As expected, broker-dealer mergers and acquisitions are beginning to heat up, with small to mid-sized independent broker-dealers being gobbled up by larger copmpanies.
Western International Securities Inc. will acquire close to 200 retail brokers of Financial West Group, according to three sources with knowledge of the transaction. The deal is structured as an asset purchase agreement, according to a source, and Western International is not purchasing Financial West's institutional business.
Meanwhile, Kovack Securities Inc., a mid-sized firm that generated $65.4 million in total revenues in 2016 and is home to approximately 400 advisers, said on Monday it was purchasing the assets of TKG Financial, a small IBD with around 10 advisers and more than $200 million in client assets. And the firm's president, Brian Kovack, said it was not done with deal making.
"It's a good M&A market right now," he said. "We are looking to announce a similar deal soon."
Mr. Kovack said his firm has 30 reps in California already and the TKG deal will boost that number to 40, with the addition coming in Santa Barbara. "They keep the brand name, the employees, the location. These folks don't want to go to a large firm and be absorbed with thousands of advisers."
Terms of the Kovack Securities deal were not disclosed.
The price Western International Securities paid for the retail brokers of Financial West Group was not known.
Financial West Group's CEO, Gene Valentine, declined to comment. Western International's CEO, Don Bizub, also declined to comment.
At the start of the year, many brokerage executives predicted that
the brokerage industry would see a steady pace of consolidation in 2017 as it did in 2016.
Independent broker-dealers have seen margins compress steadily since the credit crisis as record low interest rates ate into their bottom lines. New regulations such as the Department of Labor's pending fiduciary standard for retirement accounts have hampered the sale of high-commission products such as nontraded real estate investment trusts and variable annuities, increasing the pressure on firm finances.

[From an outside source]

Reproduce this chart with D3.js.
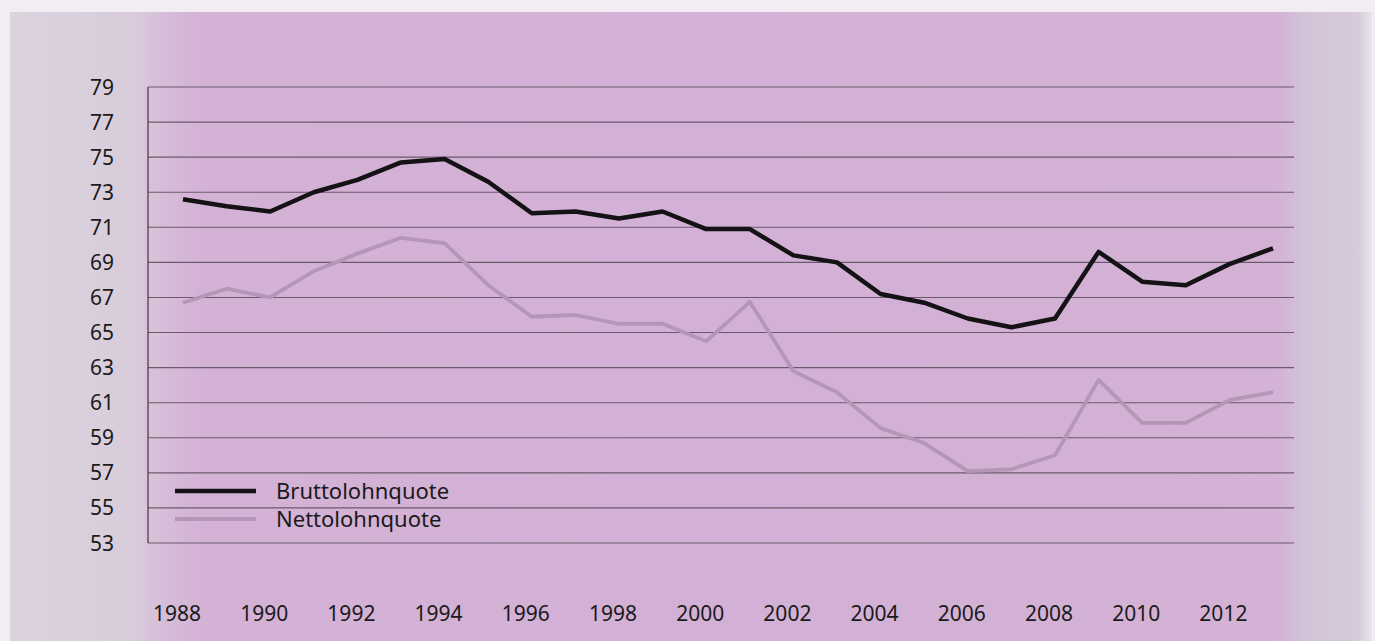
<!DOCTYPE html>
<html>
<head>
<meta charset="utf-8">
<script src="https://cdn.jsdelivr.net/npm/d3@7"></script>
<style>
  html, body { margin: 0; padding: 0; background: #f2ecf3; }
  svg { display: block; }
  text { font-family: "Noto Sans", sans-serif; fill: #1a1a1a; }
</style>
</head>
<body>
<svg id="chart" width="1375" height="641"></svg>
<script>
const years = [1988,1989,1990,1991,1992,1993,1994,1995,1996,1997,1998,1999,2000,2001,2002,2003,2004,2005,2006,2007,2008,2009,2010,2011,2012,2013];
const brutto = [72.6,72.2,71.9,73.0,73.7,74.7,74.9,73.6,71.8,71.9,71.5,71.9,70.9,70.9,69.4,69.0,67.2,66.7,65.8,65.3,65.8,69.6,67.9,67.7,68.9,69.8];
const netto  = [66.7,67.5,67.0,68.5,69.5,70.4,70.1,67.7,65.9,66.0,65.5,65.5,64.5,66.75,62.8,61.6,59.55,58.7,57.1,57.2,58.0,62.3,59.85,59.85,61.15,61.6];
const yTicks = [53,55,57,59,61,63,65,67,69,71,73,75,77,79];
const xTicks = [1988,1990,1992,1994,1996,1998,2000,2002,2004,2006,2008,2010,2012];
const seriesNames = ["Bruttolohnquote","Nettolohnquote"];

const svg = d3.select("#chart");
const defs = svg.append("defs");
const g1 = defs.append("linearGradient").attr("id","bg").attr("x1","0").attr("x2","1").attr("y1","0").attr("y2","0");
[[0,"#dcd3df"],[0.09,"#d8ccdb"],[0.115,"#d6bcd8"],[0.14,"#d4b2d6"],[0.5,"#d3b0d5"],[0.93,"#d3b2d5"],[0.95,"#d3c3d8"],[0.99,"#d6cbda"],[1,"#ebe4ee"]]
  .forEach(([o,c]) => g1.append("stop").attr("offset",o).attr("stop-color",c));
svg.append("rect").attr("x",10).attr("y",12).attr("width",1362).attr("height",629).attr("fill","url(#bg)");

const x = d3.scaleLinear().domain([1988, 2013]).range([183, 1273]);
const y = d3.scaleLinear().domain([53, 79]).range([543, 87]);
const plotLeft = 148, plotRight = 1294;

// gridlines
svg.append("g").selectAll("line").data(yTicks).join("line")
  .attr("x1", plotLeft).attr("x2", plotRight)
  .attr("y1", d => y(d)).attr("y2", d => y(d))
  .attr("stroke", "#6b5a6c").attr("stroke-width", 1.1);
// left axis line
svg.append("line").attr("x1", plotLeft).attr("x2", plotLeft).attr("y1", y(79)).attr("y2", y(53))
  .attr("stroke", "#4a404b").attr("stroke-width", 1.3);

// y labels
svg.append("g").selectAll("text").data(yTicks).join("text")
  .attr("x", 114).attr("y", d => y(d)).attr("dy", "0.36em")
  .attr("text-anchor", "end").attr("font-size", 21).text(d => d);

// x labels
svg.append("g").selectAll("text").data(xTicks).join("text")
  .attr("x", d => x(d) - 6).attr("y", 621)
  .attr("text-anchor", "middle").attr("font-size", 21).text(d => d);

const line = d3.line().x((d,i) => x(years[i])).y(d => y(d));
svg.append("path").datum(netto).attr("d", line)
  .attr("fill","none").attr("stroke","#b596b7").attr("stroke-width",3.8).attr("stroke-linejoin","round");
svg.append("path").datum(brutto).attr("d", line)
  .attr("fill","none").attr("stroke","#151215").attr("stroke-width",4.5).attr("stroke-linejoin","round");

// legend
const legend = svg.append("g");
const legItems = [{name: seriesNames[0], color:"#151215", w:4.5, yy:491},{name: seriesNames[1], color:"#b596b7", w:3.8, yy:519}];
legItems.forEach(it => {
  legend.append("line").attr("x1",175).attr("x2",256).attr("y1",it.yy).attr("y2",it.yy)
    .attr("stroke",it.color).attr("stroke-width",it.w);
  legend.append("text").attr("x",276).attr("y",it.yy).attr("dy","0.36em").attr("font-size",22).text(it.name);
});
</script>
</body>
</html>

Deal-making for independent broker-dealers has been slow but appears to be picking up steam.
National Holdings Corp., which controls two independent broker-dealers with about 1,100 reps, said in March it was acquiring the assets of Williams Financial Group, including its broker-dealer, WFG Investments, with about 230 financial professionals.
Then, in April,
Ameriprise Financial Inc. said it had agreed to buy Investment Professionals Inc., an independent broker-dealer based in San Antonio, Texas, with 200 reps operating out of more than 140 financial institutions in 29 states.
Western International has close to 250 advisers. Financial West reported $40.4 million in revenues and a net loss of $87,000 in 2016 for the fiscal year that ended in September,
according to a filing with the Securities and Exchange Commission.
MORE OPPORTUNITIES
"There are still a lot of consolidation opportunities out there," said Ed Cofrancesco, president of International Assets Advisory, an independent broker-dealer. "The owners tend to be my age or older, in their mid-fifties, and they're looking for an exit strategy. Costs of running a broker-dealer go up each year, and that puts a lot of pressure on B-D owners."
When the former nontraded real estate investment trust czar Nicholas Schorsch went on a buying binge of broker-dealers during 2013 and 2014, the valuations for firms got out of whack because Mr. Schorsch was paying top dollar through his broker-dealer holding company, RCS Capital Corp., Mr. Cofrancesco said.
A few years ago, owners of an independent brokr-dealer that generated $20 million to $40 million in revenue annually believed they could get a valuation of 50% of annual revenue, he said.
"Now, valuations are coming back down to earth," he said. "That same type of firm is likely to get 25% to 30% of revenue."